Fiji’s skills gap is now a threat to national growth

Employers across hospitality, construction and technology are reporting severe shortages, he said.

Monday 24 November 2025 | 19:00

foreign-workers

Foreign workers at a construction site in Suva.

Photo: Ronald Kumar

Fiji’s economic future is being held back by a deepening skills crisis that demands a major reset of the country’s entire workforce system, says Permanent Secretary for Employment, Productivity and Workplace Relations Maritino Nemani.

Speaking at the Fiji Commerce & Employers Federation’s TOPEX 2025 conference in Denarau, Mr Nemani said the Government is shifting away from “incremental adjustments” and moving toward a fundamental transformation of Fiji’s skills ecosystem.

“Fiji's skills gap is a constraint on our economic growth, our competitive advantage, and our ability to deliver opportunity to an entire generation of Fijians,” he said.

Employers across hospitality, construction and technology are reporting severe shortages, he said.

“Employers consistently report difficulty finding workers with fundamental technical skills. Tourism operators face shortages of qualified hospitality managers. Construction firms struggle to recruit skilled tradespeople. Technology companies cannot find competent developers and data analysts in sufficient numbers.”

Mr Nemani said Government is restoring credibility in the labour sector, with the Employment Relations Advisory Board now operational and Fiji earning international praise for its reform programme.

The ILO Director-General recently commended Fiji for having “under-promised but over-delivered” on labour reforms.

He outlined a sweeping three-stage plan, beginning with education reform, followed by aligning TVET and tertiary education with industry needs, and finally employer-led upskilling and workforce development.


Three-stage transformation: education, training, workforce upskilling

1. Fixing education foundations

Government will overhaul curriculum from the earliest levels by:

  • embedding digital literacy from primary school
  • strengthening STEM curriculum tied to economic needs
  • teaching critical thinking through Fijian business case studies
  • ensuring multilingual proficiency (English, Fijian, Hindi)
  • integrating environmental and climate adaptation education

He said a major weakness must be corrected: “And importantly we’re not teaching work values, ethics, civility, respect, life and social skills from pre-primary level. Something that has been missing in Fiji’s education system for a very long time. We’re talking about employment issues but we not talking about the root cause like our education system.”


2. Aligning TVET and tertiary skills to industry

Training programs will be redesigned around key sectors including tourism, construction, agriculture, marine resources and renewable energy.
He said industry-recognised IT qualifications, including AI applications, must become standard.
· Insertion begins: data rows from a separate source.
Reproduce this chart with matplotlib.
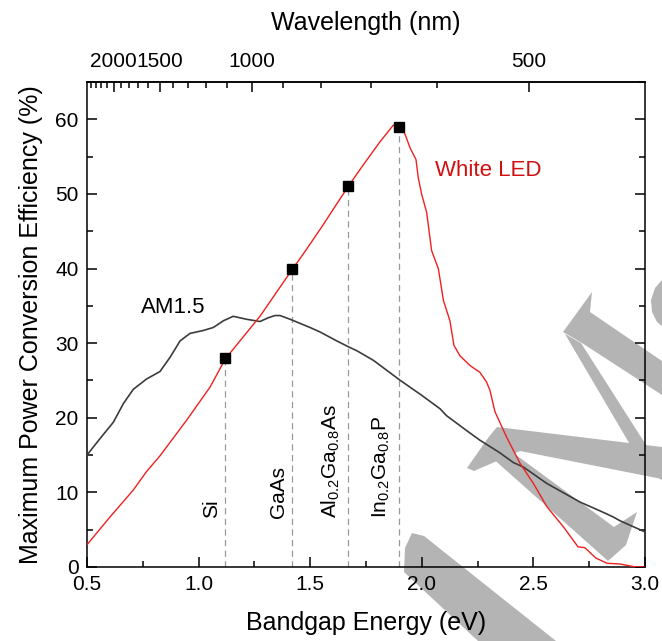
import numpy as np
import matplotlib
matplotlib.use("Agg")
import matplotlib.pyplot as plt
from matplotlib.patches import Polygon
from matplotlib.ticker import MultipleLocator, FixedLocator, NullFormatter

plt.rcParams['font.family'] = ['Liberation Sans', 'DejaVu Sans']
plt.rcParams['mathtext.fontset'] = 'custom'
plt.rcParams['mathtext.rm'] = 'Liberation Sans'
plt.rcParams['mathtext.it'] = 'Liberation Sans:italic'
plt.rcParams['mathtext.default'] = 'regular'

# ---------------- data ----------------
led_E = [0.50, 0.506, 0.603, 0.707, 0.767, 0.827, 0.947, 1.051, 1.12, 1.275, 1.42,
         1.477, 1.55, 1.67, 1.738, 1.813, 1.872, 1.90, 1.925, 1.947, 1.974, 1.984,
         1.999, 2.022, 2.044, 2.074, 2.097, 2.126, 2.144, 2.171, 2.216, 2.26, 2.29,
         2.305, 2.328, 2.38, 2.44, 2.50, 2.56, 2.634, 2.70, 2.73, 2.78, 2.83, 2.888,
         2.95, 3.0]
led_eff = [3.0, 3.2, 6.7, 10.3, 12.8, 14.9, 19.7, 24.1, 27.9, 33.6, 39.9,
           42.3, 45.5, 51.0, 53.9, 57.0, 59.2, 59.3, 58.0, 56.2, 54.6, 52.2,
           50.0, 47.5, 42.4, 40.0, 35.7, 33.0, 29.7, 28.3, 27.0, 26.1, 24.8,
           23.7, 20.8, 17.4, 13.9, 11.2, 8.1, 5.4, 2.7, 2.6, 1.2, 0.5, 0.4,
           0.05, 0.0]

am_E = [0.50, 0.558, 0.618, 0.663, 0.707, 0.767, 0.827, 0.872, 0.917, 0.961, 1.021,
        1.066, 1.111, 1.155, 1.215, 1.275, 1.312, 1.342, 1.365, 1.41, 1.499, 1.544,
        1.619, 1.672, 1.708, 1.783, 1.904, 2.00, 2.082, 2.11, 2.20, 2.26, 2.35,
        2.41, 2.455, 2.56, 2.709, 2.80, 2.858, 2.888, 3.0]
am_eff = [15.0, 17.2, 19.4, 21.9, 23.8, 25.2, 26.2, 28.1, 30.3, 31.3, 31.7,
          32.1, 33.0, 33.6, 33.2, 32.9, 33.4, 33.7, 33.7, 33.2, 32.1, 31.5,
          30.3, 29.5, 29.0, 27.7, 25.0, 23.0, 21.2, 20.3, 18.3, 17.0, 15.3,
          14.0, 13.4, 11.2, 8.7, 7.5, 6.7, 6.2, 4.7]

mat_names = ['Si', 'GaAs', r'Al$_{0.2}$Ga$_{0.8}$As', r'In$_{0.2}$Ga$_{0.8}$P']
mat_E = [1.12, 1.42, 1.67, 1.90]
mat_eff = [28, 40, 51, 59]

wl_major = [2000, 1500, 1000, 500]
wl_minor = [2400, 2300, 2200, 2100, 1900, 1800, 1700, 1600, 1400, 1300, 1200,
            1100, 900, 800, 700, 600]

# watermark (decorative, figure pixel coordinates)
WM_SHAPES = [
    [(412, 533), (424, 536), (556, 641), (478, 641), (404, 572), (405, 548)],
    [(497, 427), (662, 447), (662, 479), (520, 451), (474, 471), (467, 468), (488, 438)],
    [(490, 456), (512, 452), (614, 527), (637, 512), (626, 545), (608, 561), (598, 552)],
    [(592, 292), (590, 312), (662, 361), (662, 395), (582, 343), (563, 332)],
    [(565, 334), (581, 343), (662, 470), (662, 480), (645, 470)],
    [(662, 280), (655, 288), (651, 300), (652, 312), (657, 322), (662, 326)],
]
WM_COLOR = '#b4b4b4'

W, H = 662, 641
fig = plt.figure(figsize=(W / 100, H / 100), dpi=100)
for shp in WM_SHAPES:
    pts = [(x / W, 1 - y / H) for x, y in shp]
    fig.add_artist(Polygon(pts, closed=True, facecolor=WM_COLOR, edgecolor='none',
                           transform=fig.transFigure, zorder=-5))

ax = fig.add_axes([87 / W, 1 - 567 / H, 558 / W, 485 / H])
ax.set_facecolor('none')

ax.plot(am_E, am_eff, color='#3c3c3c', lw=1.2, zorder=3)
ax.plot(led_E, led_eff, color='#f02020', lw=1.0, zorder=4)

for e, v in zip(mat_E, mat_eff):
    ax.plot([e, e], [0, v], color='#999999', lw=0.9, ls=(0, (5, 3.5)), zorder=2)
ax.plot(mat_E, mat_eff, ls='none', marker='s', ms=7.2, color='black', zorder=5)

label_dx = [-0.063, -0.06, -0.078, -0.08]
for name, e, dx in zip(mat_names, mat_E, label_dx):
    ax.text(e + dx, 6.5, name, rotation=90, ha='center', va='bottom', fontsize=15)

ax.text(0.885, 34.8, 'AM1.5', fontsize=16, ha='center', va='center')
ax.text(2.298, 53.1, 'White LED', fontsize=16, ha='center', va='center', color='#d01010')

ax.set_xlim(0.5, 3.0)
ax.set_ylim(0, 65)
ax.xaxis.set_major_locator(MultipleLocator(0.5))
ax.xaxis.set_minor_locator(MultipleLocator(0.25))
ax.yaxis.set_major_locator(MultipleLocator(10))
ax.yaxis.set_minor_locator(MultipleLocator(5))
ax.xaxis.set_major_formatter(matplotlib.ticker.FormatStrFormatter('%.1f'))
ax.tick_params(which='both', direction='in', right=True, top=False, labelsize=15, width=1.1)
ax.tick_params(which='major', length=7)
ax.tick_params(which='minor', length=4.5)
ax.tick_params(axis='x', pad=6)
ax.tick_params(axis='y', pad=6)
for s in ax.spines.values():
    s.set_linewidth(1.1)

ax.set_xlabel('Bandgap Energy (eV)', fontsize=18, labelpad=12)
ax.set_ylabel('Maximum Power Conversion Efficiency (%)', fontsize=18, labelpad=9)


def e2w(E):
    E = np.asarray(E, dtype=float)
    return 1240.0 / np.where(E == 0, 1e-9, E)


sec = ax.secondary_xaxis('top', functions=(e2w, e2w))
sec.xaxis.set_major_locator(FixedLocator(wl_major))
sec.xaxis.set_minor_locator(FixedLocator(wl_minor))
sec.xaxis.set_minor_formatter(NullFormatter())
sec.tick_params(which='both', direction='in', labelsize=15, width=1.1, pad=8)
sec.tick_params(which='major', length=7)
sec.tick_params(which='minor', length=4.5)
sec.set_xlabel('Wavelength (nm)', fontsize=18, labelpad=16)
for s in sec.spines.values():
    s.set_linewidth(1.1)

fig.savefig('out.png', dpi=100)
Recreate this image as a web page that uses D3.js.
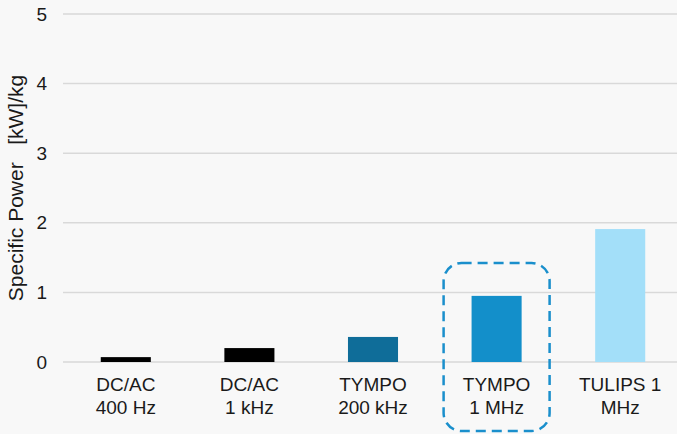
<!DOCTYPE html>
<html>
<head>
<meta charset="utf-8">
<script src="https://cdn.jsdelivr.net/npm/d3@7"></script>
<style>
  html, body { margin: 0; padding: 0; background: #f8f8f8; }
  svg { display: block; font-family: "Liberation Sans", Arial, sans-serif; }
</style>
</head>
<body>
<svg id="chart" width="677" height="434"></svg>
<script>
  const categories = [
    ["DC/AC", "400 Hz"],
    ["DC/AC", "1 kHz"],
    ["TYMPO", "200 kHz"],
    ["TYMPO", "1 MHz"],
    ["TULIPS 1", "MHz"]
  ];
  const values = [0.07, 0.2, 0.36, 0.95, 1.91];
  const barColors = ["#000000", "#000000", "#0f6d99", "#138fca", "#a3dff9"];
  const yTicks = [0, 1, 2, 3, 4, 5];
  const highlighted = 3; // index of the boxed bar

  const svg = d3.select("#chart");

  const x = d3.scaleBand()
    .domain(d3.range(categories.length))
    .range([64, 682])
    .paddingInner(0.595)
    .paddingOuter(0.2975);

  const y = d3.scaleLinear()
    .domain([0, 5])
    .range([362, 14]);

  // gridlines
  svg.append("g")
    .selectAll("line")
    .data(yTicks)
    .join("line")
    .attr("x1", 63)
    .attr("x2", 677)
    .attr("y1", d => y(d))
    .attr("y2", d => y(d))
    .attr("stroke", "#d9d9d9")
    .attr("stroke-width", 1.5);

  // y tick labels
  svg.append("g")
    .selectAll("text")
    .data(yTicks)
    .join("text")
    .attr("x", 47)
    .attr("y", d => y(d))
    .attr("dy", "0.35em")
    .attr("text-anchor", "end")
    .style("font-size", "19px")
    .style("fill", "#1a1a1a")
    .text(d => d);

  // y axis title
  svg.append("text")
    .attr("transform", "translate(23, 188) rotate(-90)")
    .attr("text-anchor", "middle")
    .style("font-size", "21px")
    .style("fill", "#1a1a1a")
    .style("white-space", "pre")
    .text("Specific Power   [kW]/kg");

  // bars
  svg.append("g")
    .selectAll("rect")
    .data(values)
    .join("rect")
    .attr("x", (d, i) => x(i))
    .attr("width", x.bandwidth())
    .attr("y", d => y(d))
    .attr("height", d => y(0) - y(d))
    .attr("fill", (d, i) => barColors[i]);

  // category labels
  const labels = svg.append("g")
    .selectAll("text")
    .data(categories)
    .join("text")
    .attr("x", (d, i) => x(i) + x.bandwidth() / 2)
    .attr("y", 391)
    .attr("text-anchor", "middle")
    .style("font-size", "19px")
    .style("fill", "#1a1a1a");

  labels.selectAll("tspan")
    .data(d => d)
    .join("tspan")
    .attr("x", function () { return this.parentNode.getAttribute("x"); })
    .attr("dy", (d, i) => i === 0 ? 0 : 23)
    .text(d => d);

  // dashed highlight box
  const cx = x(highlighted) + x.bandwidth() / 2;
  svg.append("rect")
    .attr("x", cx - 53)
    .attr("y", 263)
    .attr("width", 106)
    .attr("height", 168)
    .attr("rx", 18)
    .attr("fill", "none")
    .attr("stroke", "#1a8fcc")
    .attr("stroke-width", 2.5)
    .attr("stroke-dasharray", "10,6");
</script>
</body>
</html>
Workplace competencies will be embedded across all tertiary programs, supported by internships, volunteer pathways and employer-driven curriculum updates.


3. Upskilling Fiji’s existing workforce

Employers will be expected to strengthen immediate capacity by:

  • expanding upskilling programs
  • investing in digital transformation
  • creating leadership pathways
  • improving retention through workplace culture and compensation

He also revealed that Government is exploring the creation of an independent skills authority modelled on Jobs and Skills Australia.

“Rather than debating whether engineer shortages exist, an independent body would provide data-driven analysis of gaps, their magnitude, and causation.”

On migration, he warned against defeatist rhetoric.

“The solution isn't to stop training. The solution is to make staying attractive through competitive wages, clear career pathways, and workplace culture.”

Mr Nemani ended with a call for collective action.

“Doing nothing guarantees failure. Starting today means results begin accumulating immediately… We must build institutional capacity that will serve Fiji for decades.”